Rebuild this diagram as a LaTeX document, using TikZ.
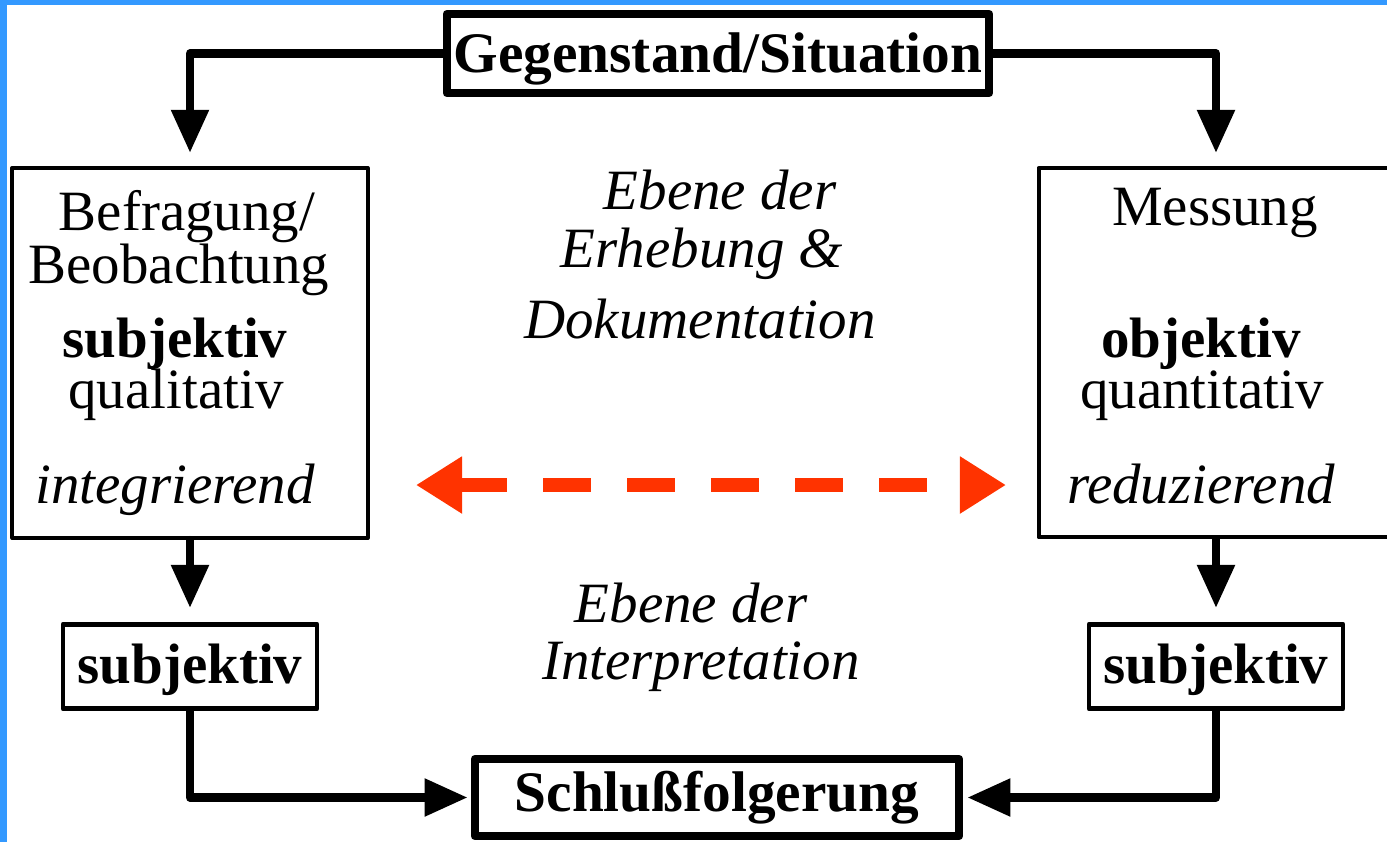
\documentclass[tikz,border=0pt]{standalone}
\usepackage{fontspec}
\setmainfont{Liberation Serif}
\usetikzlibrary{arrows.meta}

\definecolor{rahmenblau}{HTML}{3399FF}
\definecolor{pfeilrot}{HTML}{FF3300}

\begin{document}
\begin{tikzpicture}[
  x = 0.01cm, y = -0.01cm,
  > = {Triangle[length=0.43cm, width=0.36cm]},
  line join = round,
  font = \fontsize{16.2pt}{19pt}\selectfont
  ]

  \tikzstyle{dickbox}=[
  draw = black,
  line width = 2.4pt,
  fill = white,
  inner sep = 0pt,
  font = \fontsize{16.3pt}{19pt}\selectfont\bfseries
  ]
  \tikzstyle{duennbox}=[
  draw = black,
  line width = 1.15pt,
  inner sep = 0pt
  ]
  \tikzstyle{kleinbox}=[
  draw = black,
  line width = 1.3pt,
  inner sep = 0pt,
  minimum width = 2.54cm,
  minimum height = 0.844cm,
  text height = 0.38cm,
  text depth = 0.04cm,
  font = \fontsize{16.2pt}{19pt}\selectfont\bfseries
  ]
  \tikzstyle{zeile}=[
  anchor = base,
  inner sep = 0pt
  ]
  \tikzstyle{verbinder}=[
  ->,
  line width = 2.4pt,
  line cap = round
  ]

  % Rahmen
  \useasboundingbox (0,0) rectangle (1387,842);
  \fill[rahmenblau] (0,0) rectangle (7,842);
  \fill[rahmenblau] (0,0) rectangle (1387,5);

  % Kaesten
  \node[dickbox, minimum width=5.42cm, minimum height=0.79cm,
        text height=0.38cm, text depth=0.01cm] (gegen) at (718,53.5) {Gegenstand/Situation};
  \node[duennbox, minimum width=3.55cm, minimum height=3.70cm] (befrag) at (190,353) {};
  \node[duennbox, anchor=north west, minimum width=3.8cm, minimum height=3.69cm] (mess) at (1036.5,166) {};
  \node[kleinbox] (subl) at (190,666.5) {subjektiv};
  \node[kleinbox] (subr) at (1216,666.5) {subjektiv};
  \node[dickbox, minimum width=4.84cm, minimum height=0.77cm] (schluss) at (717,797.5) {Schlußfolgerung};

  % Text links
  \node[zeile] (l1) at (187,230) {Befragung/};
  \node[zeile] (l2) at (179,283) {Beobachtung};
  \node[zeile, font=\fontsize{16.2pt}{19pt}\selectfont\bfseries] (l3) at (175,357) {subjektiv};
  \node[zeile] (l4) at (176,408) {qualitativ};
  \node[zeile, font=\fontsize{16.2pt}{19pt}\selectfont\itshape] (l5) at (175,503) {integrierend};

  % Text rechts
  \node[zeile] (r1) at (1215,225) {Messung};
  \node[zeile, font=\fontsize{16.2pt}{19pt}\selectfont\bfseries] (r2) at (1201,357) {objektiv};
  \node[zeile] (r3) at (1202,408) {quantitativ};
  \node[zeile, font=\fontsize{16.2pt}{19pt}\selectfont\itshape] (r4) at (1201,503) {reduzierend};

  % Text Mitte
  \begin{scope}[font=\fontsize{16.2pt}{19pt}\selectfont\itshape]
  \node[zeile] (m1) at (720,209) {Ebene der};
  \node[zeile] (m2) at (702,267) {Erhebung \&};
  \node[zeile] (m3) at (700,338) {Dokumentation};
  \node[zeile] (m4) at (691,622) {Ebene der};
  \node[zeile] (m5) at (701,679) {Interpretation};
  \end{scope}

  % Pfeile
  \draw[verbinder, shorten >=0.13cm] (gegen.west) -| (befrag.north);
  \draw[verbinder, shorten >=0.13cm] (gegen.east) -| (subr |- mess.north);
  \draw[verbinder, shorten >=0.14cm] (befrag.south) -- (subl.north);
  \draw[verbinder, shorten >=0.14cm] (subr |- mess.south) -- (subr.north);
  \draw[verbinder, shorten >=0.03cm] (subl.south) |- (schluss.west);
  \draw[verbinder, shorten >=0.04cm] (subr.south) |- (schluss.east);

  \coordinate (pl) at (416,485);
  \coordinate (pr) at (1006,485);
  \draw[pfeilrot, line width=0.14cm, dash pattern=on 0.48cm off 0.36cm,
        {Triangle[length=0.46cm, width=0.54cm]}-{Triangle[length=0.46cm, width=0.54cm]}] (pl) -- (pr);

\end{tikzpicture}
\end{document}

PROBLEM DESCRIPTION:
Without the pictures, write out the whole listing above exactly as it appears.

CORRECT OUTPUT:
Rebuild this diagram as a LaTeX document, using TikZ.
\documentclass[tikz,border=0pt]{standalone}
\usepackage{fontspec}
\setmainfont{Liberation Serif}
\usetikzlibrary{arrows.meta}

\definecolor{rahmenblau}{HTML}{3399FF}
\definecolor{pfeilrot}{HTML}{FF3300}

\begin{document}
\begin{tikzpicture}[
  x = 0.01cm, y = -0.01cm,
  > = {Triangle[length=0.43cm, width=0.36cm]},
  line join = round,
  font = \fontsize{16.2pt}{19pt}\selectfont
  ]

  \tikzstyle{dickbox}=[
  draw = black,
  line width = 2.4pt,
  fill = white,
  inner sep = 0pt,
  font = \fontsize{16.3pt}{19pt}\selectfont\bfseries
  ]
  \tikzstyle{duennbox}=[
  draw = black,
  line width = 1.15pt,
  inner sep = 0pt
  ]
  \tikzstyle{kleinbox}=[
  draw = black,
  line width = 1.3pt,
  inner sep = 0pt,
  minimum width = 2.54cm,
  minimum height = 0.844cm,
  text height = 0.38cm,
  text depth = 0.04cm,
  font = \fontsize{16.2pt}{19pt}\selectfont\bfseries
  ]
  \tikzstyle{zeile}=[
  anchor = base,
  inner sep = 0pt
  ]
  \tikzstyle{verbinder}=[
  ->,
  line width = 2.4pt,
  line cap = round
  ]

  % Rahmen
  \useasboundingbox (0,0) rectangle (1387,842);
  \fill[rahmenblau] (0,0) rectangle (7,842);
  \fill[rahmenblau] (0,0) rectangle (1387,5);

  % Kaesten
  \node[dickbox, minimum width=5.42cm, minimum height=0.79cm,
        text height=0.38cm, text depth=0.01cm] (gegen) at (718,53.5) {Gegenstand/Situation};
  \node[duennbox, minimum width=3.55cm, minimum height=3.70cm] (befrag) at (190,353) {};
  \node[duennbox, anchor=north west, minimum width=3.8cm, minimum height=3.69cm] (mess) at (1036.5,166) {};
  \node[kleinbox] (subl) at (190,666.5) {subjektiv};
  \node[kleinbox] (subr) at (1216,666.5) {subjektiv};
  \node[dickbox, minimum width=4.84cm, minimum height=0.77cm] (schluss) at (717,797.5) {Schlußfolgerung};

  % Text links
  \node[zeile] (l1) at (187,230) {Befragung/};
  \node[zeile] (l2) at (179,283) {Beobachtung};
  \node[zeile, font=\fontsize{16.2pt}{19pt}\selectfont\bfseries] (l3) at (175,357) {subjektiv};
  \node[zeile] (l4) at (176,408) {qualitativ};
  \node[zeile, font=\fontsize{16.2pt}{19pt}\selectfont\itshape] (l5) at (175,503) {integrierend};

  % Text rechts
  \node[zeile] (r1) at (1215,225) {Messung};
  \node[zeile, font=\fontsize{16.2pt}{19pt}\selectfont\bfseries] (r2) at (1201,357) {objektiv};
  \node[zeile] (r3) at (1202,408) {quantitativ};
  \node[zeile, font=\fontsize{16.2pt}{19pt}\selectfont\itshape] (r4) at (1201,503) {reduzierend};

  % Text Mitte
  \begin{scope}[font=\fontsize{16.2pt}{19pt}\selectfont\itshape]
  \node[zeile] (m1) at (720,209) {Ebene der};
  \node[zeile] (m2) at (702,267) {Erhebung \&};
  \node[zeile] (m3) at (700,338) {Dokumentation};
  \node[zeile] (m4) at (691,622) {Ebene der};
  \node[zeile] (m5) at (701,679) {Interpretation};
  \end{scope}

  % Pfeile
  \draw[verbinder, shorten >=0.13cm] (gegen.west) -| (befrag.north);
  \draw[verbinder, shorten >=0.13cm] (gegen.east) -| (subr |- mess.north);
  \draw[verbinder, shorten >=0.14cm] (befrag.south) -- (subl.north);
  \draw[verbinder, shorten >=0.14cm] (subr |- mess.south) -- (subr.north);
  \draw[verbinder, shorten >=0.03cm] (subl.south) |- (schluss.west);
  \draw[verbinder, shorten >=0.04cm] (subr.south) |- (schluss.east);

  \coordinate (pl) at (416,485);
  \coordinate (pr) at (1006,485);
  \draw[pfeilrot, line width=0.14cm, dash pattern=on 0.48cm off 0.36cm,
        {Triangle[length=0.46cm, width=0.54cm]}-{Triangle[length=0.46cm, width=0.54cm]}] (pl) -- (pr);

\end{tikzpicture}
\end{document}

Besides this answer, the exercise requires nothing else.